Nada disso é uma surpresa para os governos. O UOL apurou que, no início de outubro, em Nova York, as autoridades da administração das Nações Unidas disseram aos delegados que a deterioração da situação de liquidez do orçamento regular da organização poderia persistir até 2024 se as taxas de cobrança de contribuições não pagas pelos governos não aumentassem.

Catherine Pollard, subsecretária-geral de Estratégia de Gestão, Política e Conformidade, disse que a taxa de cobrança defasada levou o secretário-geral a impor restrições temporárias de contratação este ano.

Naquele momento, os Estados Unidos eram responsáveis pela maior parte das cotas do orçamento ordinário não pagas, devendo US$ 930 milhões em 30 de setembro de 2023, em comparação com US$ 915 milhões em 30 de setembro de 2022. A China veio em seguida, devendo US$ 246 milhões no final de setembro. Em 2022, ela não tinha qualquer dívida com a ONU.

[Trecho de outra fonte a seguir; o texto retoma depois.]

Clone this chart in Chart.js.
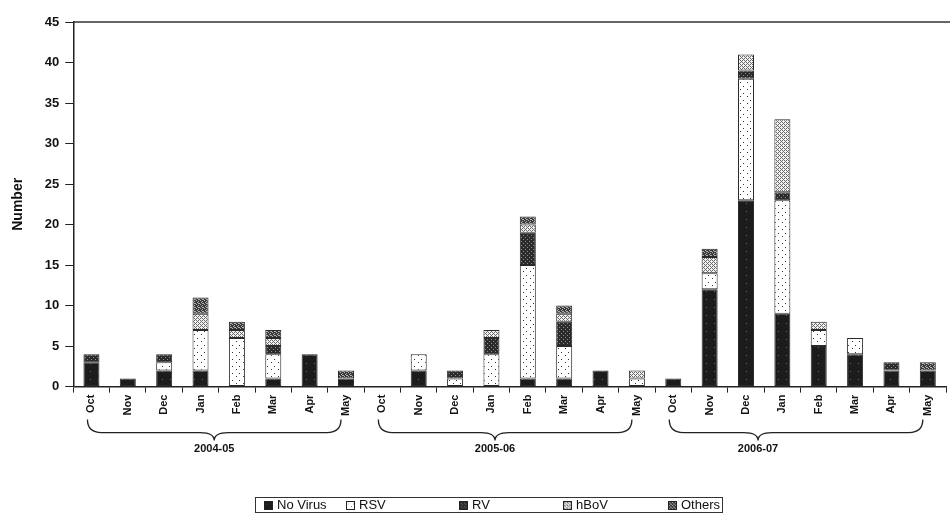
<!DOCTYPE html>
<html>
<head>
<meta charset="utf-8">
<script src="https://cdn.jsdelivr.net/npm/chart.js@4/dist/chart.umd.min.js"></script>
<style>
  html, body { margin: 0; padding: 0; background: #fff; }
  #wrap { position: relative; width: 950px; height: 513px; }
  #legend {
    position: absolute; left: 255px; top: 497px; width: 466px; height: 14px;
    border: 1px solid #333; font: 13px "Liberation Sans", Arial, sans-serif; color: #111;
  }
  #legend span { position: absolute; top: -1px; line-height: 15px; white-space: nowrap; }
  #legend canvas { position: absolute; top: 3px; width: 9px; height: 9px; border: 1px solid #222; box-sizing: border-box; }
</style>
</head>
<body>
<div id="wrap">
  <canvas id="virus_chart"></canvas>
  <div id="legend"></div>
</div>
<script>
// Month labels, three winter seasons
var months = ['Oct', 'Nov', 'Dec', 'Jan', 'Feb', 'Mar', 'Apr', 'May',
              'Oct', 'Nov', 'Dec', 'Jan', 'Feb', 'Mar', 'Apr', 'May',
              'Oct', 'Nov', 'Dec', 'Jan', 'Feb', 'Mar', 'Apr', 'May'];
var seasons = ['2004-05', '2005-06', '2006-07'];

// Counts per month (stack order: No Virus, RSV, RV, hBoV, Others)
var noVirus = [3, 1, 2, 2, 0, 1, 4, 1,  0, 2, 0, 0, 1, 1, 2, 0,  1, 12, 23, 9, 5, 4, 2, 2];
var rsv     = [0, 0, 1, 5, 6, 3, 0, 0,  0, 2, 1, 4, 14, 4, 0, 1,  0, 2, 15, 14, 2, 2, 0, 0];
var rv      = [1, 0, 1, 0, 0, 1, 0, 0,  0, 0, 1, 2, 4, 3, 0, 0,  0, 0, 1, 1, 0, 0, 1, 0];
var hbov    = [0, 0, 0, 2, 1, 1, 0, 0,  0, 0, 0, 1, 1, 1, 0, 1,  0, 2, 2, 9, 1, 0, 0, 0];
var others  = [0, 0, 0, 2, 1, 1, 0, 1,  0, 0, 0, 0, 1, 1, 0, 0,  0, 1, 0, 0, 0, 0, 0, 1];

var yTicks = [0, 5, 10, 15, 20, 25, 30, 35, 40, 45];

var FONT = '"Liberation Sans", Arial, Helvetica, sans-serif';

/**
 * Small tile used as a fill pattern, like the print hatches.
 */
function tile(size, bg, fg, pts) {
    var c = document.createElement('canvas');
    c.width = size;
    c.height = size;
    var g = c.getContext('2d');
    g.fillStyle = bg;
    g.fillRect(0, 0, size, size);
    g.fillStyle = fg;
    pts.forEach(function(p) { g.fillRect(p[0], p[1], 1, 1); });
    return c;
}

var tiles = {
    noVirus: tile(8, '#1c1c1c', '#6a6a6a', [[2, 3]]),
    rsv: tile(7, '#ffffff', '#333333', [[1, 2], [5, 5]]),
    rv: tile(4, '#2b2b2b', '#8c8c8c', [[1, 1], [3, 3]]),
    hbov: tile(4, '#f2f2f2', '#6a6a6a', [[0, 0], [2, 0], [1, 1], [0, 2], [2, 2], [3, 3]]),
    others: tile(4, '#3a3a3a', '#b0b0b0', [[0, 0], [2, 1], [1, 2], [3, 3], [2, 3]])
};

var ctx = document.getElementById('virus_chart').getContext('2d');
function pat(t) { return ctx.createPattern(t, 'repeat'); }

var series = [
    { label: 'No Virus', data: noVirus, t: tiles.noVirus },
    { label: 'RSV', data: rsv, t: tiles.rsv },
    { label: 'RV', data: rv, t: tiles.rv },
    { label: 'hBoV', data: hbov, t: tiles.hbov },
    { label: 'Others', data: others, t: tiles.others }
];

// Top frame line plus the season braces under the month labels
var bracePlugin = {
    id: 'braces',
    afterDraw: function(chart) {
        var c = chart.ctx;
        var area = chart.chartArea;
        var x = chart.scales.x;
        c.save();
        c.strokeStyle = '#333';
        c.lineWidth = 1.5;
        c.beginPath();
        c.moveTo(area.left, area.top);
        c.lineTo(chart.width, area.top);
        c.stroke();

        var tipFrac = [0.5, 0.46, 0.35];
        var yTop = area.bottom + 33, yMid = area.bottom + 46, yTip = area.bottom + 54;
        c.lineWidth = 1.3;
        c.strokeStyle = '#222';
        c.fillStyle = '#111';
        c.font = 'bold 11px ' + FONT;
        c.textAlign = 'center';
        c.textBaseline = 'middle';
        seasons.forEach(function(s, i) {
            var x0 = x.getPixelForValue(i * 8) - 4;
            var x1 = x.getPixelForValue(i * 8 + 7) - 5;
            var tip = x0 + (x1 - x0) * tipFrac[i];
            var r = 14;
            c.beginPath();
            c.moveTo(x0, yTop);
            c.quadraticCurveTo(x0, yMid, x0 + r, yMid);
            c.lineTo(tip - r, yMid);
            c.quadraticCurveTo(tip, yMid, tip, yTip);
            c.quadraticCurveTo(tip, yMid, tip + r, yMid);
            c.lineTo(x1 - r, yMid);
            c.quadraticCurveTo(x1, yMid, x1, yTop);
            c.stroke();
            c.fillText(s, tip, area.bottom + 62);
        });
        c.restore();
    }
};

var virusChart = new Chart(ctx, {
    type: 'bar',
    data: {
        labels: months,
        datasets: series.map(function(s) {
            return {
                label: s.label,
                // empty segments are left out so no stray border is drawn
                data: s.data.map(function(v) { return v === 0 ? null : v; }),
                backgroundColor: pat(s.t),
                borderColor: '#2a2a2a',
                borderWidth: 1,
                borderSkipped: false,
                categoryPercentage: 1,
                barPercentage: 0.44
            };
        })
    },
    options: {
        responsive: true,
        maintainAspectRatio: false,
        animation: false,
        layout: { padding: { left: 8, right: 4, top: 22, bottom: 95 } },
        plugins: {
            legend: { display: false },
            tooltip: { enabled: false }
        },
        scales: {
            x: {
                stacked: true,
                grid: { offset: true, drawOnChartArea: false, tickLength: 6, color: '#222', lineWidth: 1 },
                border: { color: '#222', width: 1.5 },
                ticks: {
                    autoSkip: false, minRotation: 90, maxRotation: 90, padding: 2,
                    color: '#111', font: { family: FONT, size: 11, weight: 'bold' }
                }
            },
            y: {
                stacked: true,
                min: 0,
                max: 45,
                afterBuildTicks: function(axis) {
                    axis.ticks = yTicks.map(function(v) { return { value: v }; });
                },
                grid: { drawOnChartArea: false, tickLength: 8, color: '#222', lineWidth: 1 },
                border: { color: '#222', width: 1.5 },
                ticks: { padding: 6, color: '#111', font: { family: FONT, size: 13, weight: 'bold' } },
                title: {
                    display: true, text: 'Number', color: '#111',
                    padding: { top: 2, bottom: 12 },
                    font: { family: FONT, size: 14, weight: 'bold' }
                }
            }
        }
    },
    plugins: [bracePlugin]
});

// Legend with the uneven spacing of the original
var legendPos = [8, 90, 203, 307, 412];
var legend = document.getElementById('legend');
series.forEach(function(s, i) {
    var sw = document.createElement('canvas');
    sw.width = 9;
    sw.height = 9;
    var g = sw.getContext('2d');
    g.fillStyle = g.createPattern(s.t, 'repeat');
    g.fillRect(0, 0, 9, 9);
    sw.style.left = legendPos[i] + 'px';
    legend.appendChild(sw);
    var tx = document.createElement('span');
    tx.textContent = s.label;
    tx.style.left = (legendPos[i] + 13) + 'px';
    legend.appendChild(tx);
});
</script>
</body>
</html>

Também foram registradas dificuldades com as Operações de Manutenção da Paz. De acordo com a ONU, o total de pagamentos e créditos nos últimos quatro anos fiscais variou de US$ 2,6 bilhões a US$ 3,7 bilhões, resultando em contribuições não pagas, como uma porcentagem das avaliações, de 63% a 87%.

"A menos que essa tendência seja revertida pelos Estados-membros que fazem pagamentos integrais e pontuais, os atuais problemas de liquidez enfrentados pelas operações de manutenção da paz continuarão e afetarão o reembolso dos países contribuintes de tropas e policiais", completou.